Additionally, the branch must have a registered office in Malta and appoint a representative and secretary.

Subsidiary Registration

Registering a subsidiary involves:

  • Drafting and notarizing the Memorandum of Association (MOA) and Articles of Association (AOA).
  • Appointing at least one director and one secretary.
  • Establishing a registered office in Malta.
  • Depositing the required share capital.

Our Maltese lawyers can assist with drafting these documents and navigating the legal procedures for both entities.


Taxation in Malta: Branch vs. Subsidiary

Malta’s attractive tax regime is a significant reason why foreign companies choose to establish offices here. The tax implications for branches and subsidiaries are notably different:

  1. Branch Offices
  • Taxed only on income earned within Malta.
  • The parent company must file annual audited financial records with the Malta Trade Register.
  • Profits transferred back to the head office are not subject to withholding taxes.
  1. Subsidiaries
  • Taxed on global income, including profits earned outside Malta.
  • Applicable tax rates include:
    • Corporate tax: 35%.
    • Capital gains tax: 35%.
    • Withholding tax: 15%.
    • Value Added Tax (VAT): 18%.

While subsidiaries may face broader tax obligations, they can also access various tax incentives and deductions offered by Malta. Branches, on the other hand, can leverage Malta’s double taxation treaties to avoid being taxed twice on the same income.


Office in Malta: Operational Differences

Independence and Flexibility

  • A subsidiary is fully independent, allowing it to manage its own operations, finances, and strategy separate from the parent company. This flexibility often makes subsidiaries a better choice for companies planning long-term growth in Malta.
  • A branch office is entirely dependent on the parent company. It operates as an extension and lacks the autonomy of a subsidiary.

Financial Obligations

  • Subsidiaries must maintain their own financial records and register for both corporate tax and VAT.
  • Branches only need to register for VAT but must rely on the parent company’s financial resources and support.

Choosing the Right Option and Office in Malta

When deciding between a branch office or a subsidiary in Malta, the purpose and goals of the business should guide the decision:

  • Choose a subsidiary if you require:
  • Independence from the parent company.
  • Greater operational flexibility.
  • Access to Malta’s full range of tax incentives.
  • Choose a branch office if:
  • You want a simpler, cost-effective structure.
  • Your primary goal is to establish a presence while maintaining strong ties to the parent company.
  • Tax advantages for the parent company are a priority.

Benefits of Establishing an Office in Malta

Malta is often regarded as a gateway to Europe, offering numerous advantages for foreign businesses:

  • Over 65 double-tax treaties that prevent double taxation.
  • A strategic location within the EU with excellent access to global markets.
  • Favorable tax policies, including opportunities for deductions and exemptions.
  • A pro-business legal framework designed to encourage foreign investment.
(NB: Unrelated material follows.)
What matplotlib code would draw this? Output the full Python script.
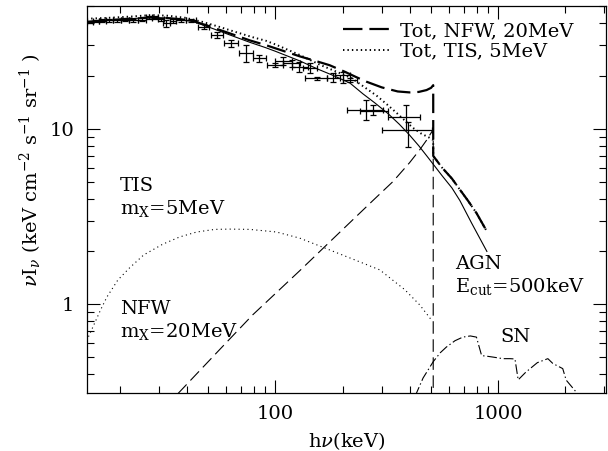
import numpy as np
import matplotlib
matplotlib.use("Agg")
import matplotlib.pyplot as plt
from matplotlib.ticker import NullFormatter, LogLocator

plt.rcParams["font.family"] = ["DejaVu Serif"]
plt.rcParams["mathtext.fontset"] = "dejavuserif"
plt.rcParams["lines.scale_dashes"] = False

# ---- measured background points (keV, keV cm^-2 s^-1 sr^-1) ----
data_e = [14.65, 15.59, 16.59, 17.83, 19.37, 21.04, 22.86, 25.09, 26.97, 28.70,
          30.54, 32.15, 34.57, 37.56, 41.64, 47.65, 54.48, 62.98, 73.55, 84.14,
          99.28, 107.8, 118.4, 127.2, 142.6, 153.3, 180.9, 200.6, 215.7,
          254.5, 273.6, 384.9, 393.0]
data_e_lo = [14.20, 15.10, 16.08, 17.28, 18.58, 20.18, 21.93, 24.07, 26.15, 27.81,
             29.60, 31.17, 33.51, 35.66, 39.54, 44.77, 51.21, 58.59, 68.42, 79.07,
             91.40, 99.28, 107.8, 118.4, 132.7, 135.4, 170.0, 184.7, 200.6,
             209.1, 239.2, 319.6, 300.4]
data_e_hi = [15.10, 16.08, 17.28, 18.58, 20.18, 21.93, 24.07, 26.15, 27.81, 29.60,
             31.49, 33.51, 35.66, 39.54, 43.85, 50.16, 57.98, 67.71, 79.07, 90.45,
             107.8, 118.4, 128.6, 139.7, 153.3, 170.0, 194.5, 215.7, 231.9,
             303.4, 319.6, 444.8, 503.8]
data_i = [40.7, 41.05, 41.3, 41.4, 41.6, 41.8, 41.4, 41.8, 43.1, 42.9,
          42.0, 39.8, 41.05, 41.6, 41.4, 38.1, 34.2, 30.6, 26.9, 25.2,
          23.06, 24.4, 23.6, 22.55, 22.1, 19.36, 19.36, 20.2, 18.9,
          12.8, 12.6, 11.7, 9.83]
data_i_lo = [40.1, 40.4, 40.6, 40.7, 40.8, 41.0, 40.6, 41.0, 42.2, 42.0,
             41.1, 38.1, 40.2, 40.8, 40.6, 37.0, 32.7, 29.3, 24.1, 24.1,
             22.5, 23.06, 22.5, 21.1, 20.7, 18.9, 18.5, 18.1, 18.4,
             11.2, 12.0, 9.83, 7.90]
data_i_hi = [41.3, 41.7, 42.0, 42.1, 42.4, 42.6, 42.2, 42.6, 44.0, 43.8,
             42.9, 41.6, 41.9, 42.4, 42.2, 39.5, 35.7, 32.0, 29.95, 26.3,
             23.7, 25.5, 24.6, 24.1, 23.6, 19.8, 20.7, 21.1, 19.4,
             14.6, 13.65, 13.65, 10.96]

# ---- model curves ----
agn_e = [14.2, 17.7, 22.9, 27.2, 31.8, 37.2, 43.4, 52, 62, 77, 90, 100, 129, 153,
         180, 216, 247, 280, 320, 360, 400, 440, 478, 520, 560, 620, 673, 760, 890]
agn_i = [40.6, 41.5, 42.4, 43.0, 42.8, 42.0, 40.5, 37.3, 34.3, 31.0, 29.0, 27.6, 24.3,
         22.0, 20.2, 18.2, 15.8, 14.0, 12.2, 10.6, 9.2, 8.0, 7.0, 6.1, 5.4, 4.6, 3.9,
         2.9, 2.0]

tot_nfw_e = [14.2, 17.7, 22.9, 27.2, 31.8, 37.2, 43.4, 52, 62, 77, 90, 100, 129, 155,
             175, 205, 230, 257, 300, 354, 400, 440, 477, 500, 511,
             511, 560, 620, 673, 731, 800, 890]
tot_nfw_i = [40.6, 41.5, 42.4, 43.0, 42.8, 42.1, 40.8, 37.8, 35.0, 31.8, 30.0, 28.7,
             25.8, 24.1, 23.0, 21.1, 19.7, 18.5, 17.2, 16.3, 16.1, 16.2, 16.6, 17.1,
             17.7, 7.0, 6.0, 5.2, 4.5, 3.9, 3.3, 2.6]

tot_tis_e = [14.2, 17.7, 22.9, 27.6, 33, 39.5, 47, 55.7, 66, 79, 90.5, 100, 128.6,
             160, 190, 220, 250, 285, 320, 350, 385, 415, 450, 490, 511,
             511, 560, 620, 673, 731, 800, 890]
tot_tis_i = [42.3, 42.8, 43.6, 44.4, 44.0, 42.8, 40.6, 38.1, 35.6, 33.2, 31.7, 30.2,
             26.3, 23.0, 21.0, 19.4, 17.3, 15.4, 13.6, 12.3, 11.0, 10.1, 9.4, 8.9,
             8.6, 7.0, 6.0, 5.2, 4.5, 3.9, 3.3, 2.6]

nfw_e = [36.5, 56, 79, 129, 195, 274, 337, 400, 445, 477, 511, 511]
nfw_i = [0.31, 0.55, 0.87, 1.56, 2.58, 3.9, 5.0, 6.4, 7.6, 8.6, 9.9, 0.2]

tis_e = [14.2, 16.4, 17.5, 19.6, 22.1, 25.6, 31.2, 37.2, 44.3, 53.4, 62.3, 76.7, 101,
         128.6, 175, 227, 294, 381, 445, 503]
tis_i = [0.62, 0.93, 1.10, 1.375, 1.61, 1.91, 2.20, 2.42, 2.58, 2.67, 2.68, 2.67, 2.58,
         2.38, 2.04, 1.79, 1.57, 1.21, 0.99, 0.81]

sn_e = [424, 460, 511, 550, 585, 640, 694, 750, 799, 843, 900, 950, 1050, 1131, 1190,
        1230, 1330, 1500, 1672, 1760, 1950, 2020, 2320]
sn_i = [0.30, 0.38, 0.471, 0.53, 0.57, 0.62, 0.65, 0.66, 0.65, 0.51, 0.505, 0.50, 0.49,
        0.49, 0.488, 0.371, 0.41, 0.465, 0.49, 0.46, 0.43, 0.37, 0.30]

fig = plt.figure(figsize=(6.08, 4.51), dpi=100)
ax = fig.add_axes([0.1426, 0.1279, 0.8541, 0.8588])

e = np.array(data_e)
i = np.array(data_i)
ax.errorbar(e, i,
            xerr=[e - np.array(data_e_lo), np.array(data_e_hi) - e],
            yerr=[i - np.array(data_i_lo), np.array(data_i_hi) - i],
            fmt="none", ecolor="k", elinewidth=0.9, capsize=2.2, capthick=0.9)

ax.plot(agn_e, agn_i, color="k", lw=0.8)
ax.plot(tot_nfw_e, tot_nfw_i, color="k", lw=1.6, dashes=(14, 5),
        label="Tot, NFW, 20MeV")
ax.plot(tot_tis_e, tot_tis_i, color="k", lw=1.4, dashes=(1, 2.2),
        label="Tot, TIS, 5MeV")
ax.plot(nfw_e, nfw_i, color="k", lw=0.8, dashes=(9, 4))
ax.plot(tis_e, tis_i, color="k", lw=0.8, dashes=(0.8, 2.4))
ax.plot(sn_e, sn_i, color="k", lw=0.8, dashes=(7, 2, 1, 2))

ax.set_xscale("log")
ax.set_yscale("log")
ax.set_xlim(14.2, 3050)
ax.set_ylim(0.311, 50)

ax.set_xticks([100, 1000])
ax.set_xticklabels(["100", "1000"])
ax.set_yticks([1, 10])
ax.set_yticklabels(["1", "10"])
ax.xaxis.set_minor_locator(LogLocator(subs=np.arange(2, 10)))
ax.yaxis.set_minor_locator(LogLocator(subs=np.arange(2, 10)))
ax.xaxis.set_minor_formatter(NullFormatter())
ax.yaxis.set_minor_formatter(NullFormatter())
ax.tick_params(which="both", direction="in", top=True, right=True, width=0.8,
               labelsize=14)
ax.tick_params(which="major", length=9.4)
ax.tick_params(which="minor", length=5)
ax.tick_params(axis="y", pad=9)
ax.tick_params(axis="x", pad=8.4)
for s in ax.spines.values():
    s.set_linewidth(0.9)

ax.set_xlabel(r"h$\nu$(keV)", fontsize=14)
ax.xaxis.set_label_coords(0.5, -0.095)
ax.set_ylabel(r"$\nu$I$_\nu$ (keV cm$^{-2}$ s$^{-1}$ sr$^{-1}$ )", fontsize=14)
ax.yaxis.set_label_coords(-0.082, 0.575)

ax.legend(loc="upper left", bbox_to_anchor=(0.4935, 0.959), frameon=False,
          borderpad=0, borderaxespad=0, handlelength=2.42, handletextpad=0.51,
          labelspacing=0.15, fontsize=14)

kw = dict(transform=ax.transAxes, fontsize=14, va="top", ha="left", linespacing=1.2)
ax.text(0.0641, 0.558, "TIS\n" + r"m$_{\rm X}$=5MeV", **kw)
ax.text(0.0641, 0.2404, "NFW\n" + r"m$_{\rm X}$=20MeV", **kw)
ax.text(0.7096, 0.3566, "AGN\n" + r"E$_{\rm cut}$=500keV", **kw)
ax.text(0.7959, 0.1325, "SN", transform=ax.transAxes, fontsize=14,
        va="baseline", ha="left")

fig.savefig("out.png", dpi=100)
Expert Legal Support and Office in Malta

Managing the registration and taxation obligations for branch offices and subsidiaries in Malta may be difficult. Our skilled Maltese attorneys are available to streamline the process, ensuring conformity with local regulations while maximizing your company’s tax advantages.

If you are establishing a branch office or subsidiary, our legal professionals offer customized guidance to fulfill your unique requirements. Get in touch now for a customized meeting and begin the process of setting up your office in Malta.


By understanding the differences and benefits of branches and subsidiaries, businesses can make informed decisions that align with their goals and maximize opportunities in Malta’s thriving economy.